## Exercise inputs
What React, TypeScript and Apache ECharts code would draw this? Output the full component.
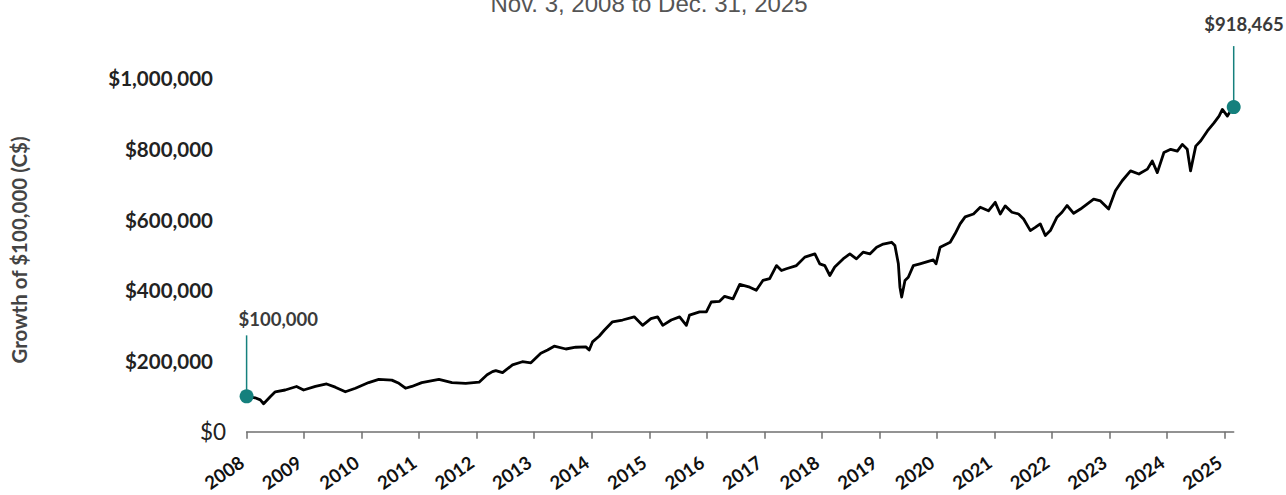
---
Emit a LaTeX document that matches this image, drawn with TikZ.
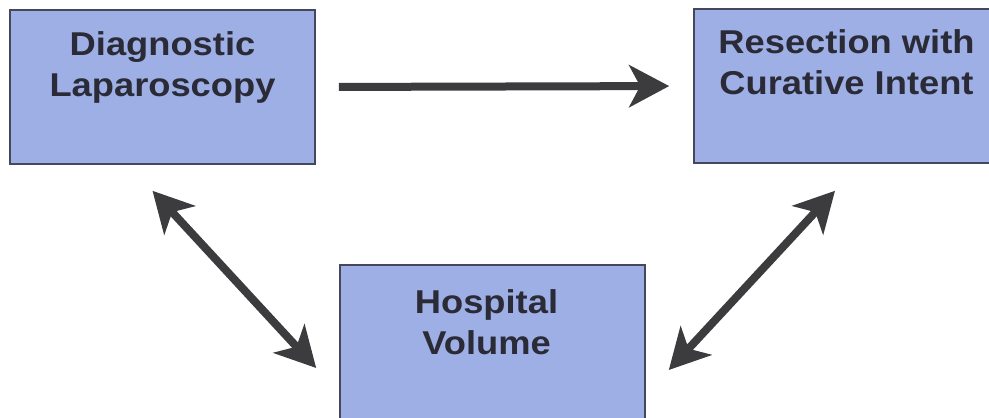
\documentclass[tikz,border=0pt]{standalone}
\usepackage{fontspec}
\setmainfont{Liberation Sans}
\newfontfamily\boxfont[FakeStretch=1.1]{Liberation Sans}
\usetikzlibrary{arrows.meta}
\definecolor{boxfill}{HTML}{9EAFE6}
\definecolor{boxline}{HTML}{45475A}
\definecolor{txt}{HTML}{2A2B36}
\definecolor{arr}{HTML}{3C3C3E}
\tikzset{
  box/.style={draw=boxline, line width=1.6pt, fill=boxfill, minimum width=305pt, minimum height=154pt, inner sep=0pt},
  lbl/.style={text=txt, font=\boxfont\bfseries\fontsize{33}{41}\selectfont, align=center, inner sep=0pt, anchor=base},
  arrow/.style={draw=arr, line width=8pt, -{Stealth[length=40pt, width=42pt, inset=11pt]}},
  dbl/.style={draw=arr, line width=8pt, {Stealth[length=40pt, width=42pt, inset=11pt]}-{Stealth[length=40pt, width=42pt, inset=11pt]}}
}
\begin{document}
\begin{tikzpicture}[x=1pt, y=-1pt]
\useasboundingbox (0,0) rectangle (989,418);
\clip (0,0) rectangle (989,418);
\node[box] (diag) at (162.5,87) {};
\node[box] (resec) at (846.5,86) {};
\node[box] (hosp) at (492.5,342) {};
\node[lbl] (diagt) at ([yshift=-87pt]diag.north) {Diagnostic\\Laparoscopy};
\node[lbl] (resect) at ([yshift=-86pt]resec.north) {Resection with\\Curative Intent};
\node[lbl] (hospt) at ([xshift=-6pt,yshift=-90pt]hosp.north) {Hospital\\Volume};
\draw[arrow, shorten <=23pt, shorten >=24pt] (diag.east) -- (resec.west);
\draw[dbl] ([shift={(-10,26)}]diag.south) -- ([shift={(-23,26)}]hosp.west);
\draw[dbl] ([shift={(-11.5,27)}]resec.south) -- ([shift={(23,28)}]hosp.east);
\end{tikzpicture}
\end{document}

## To be done
Copy out every line from the material above in which the word "with" appears.

## Result of this task
Emit a LaTeX document that matches this image, drawn with TikZ.
\node[lbl] (resect) at ([yshift=-86pt]resec.north) {Resection with\\Curative Intent};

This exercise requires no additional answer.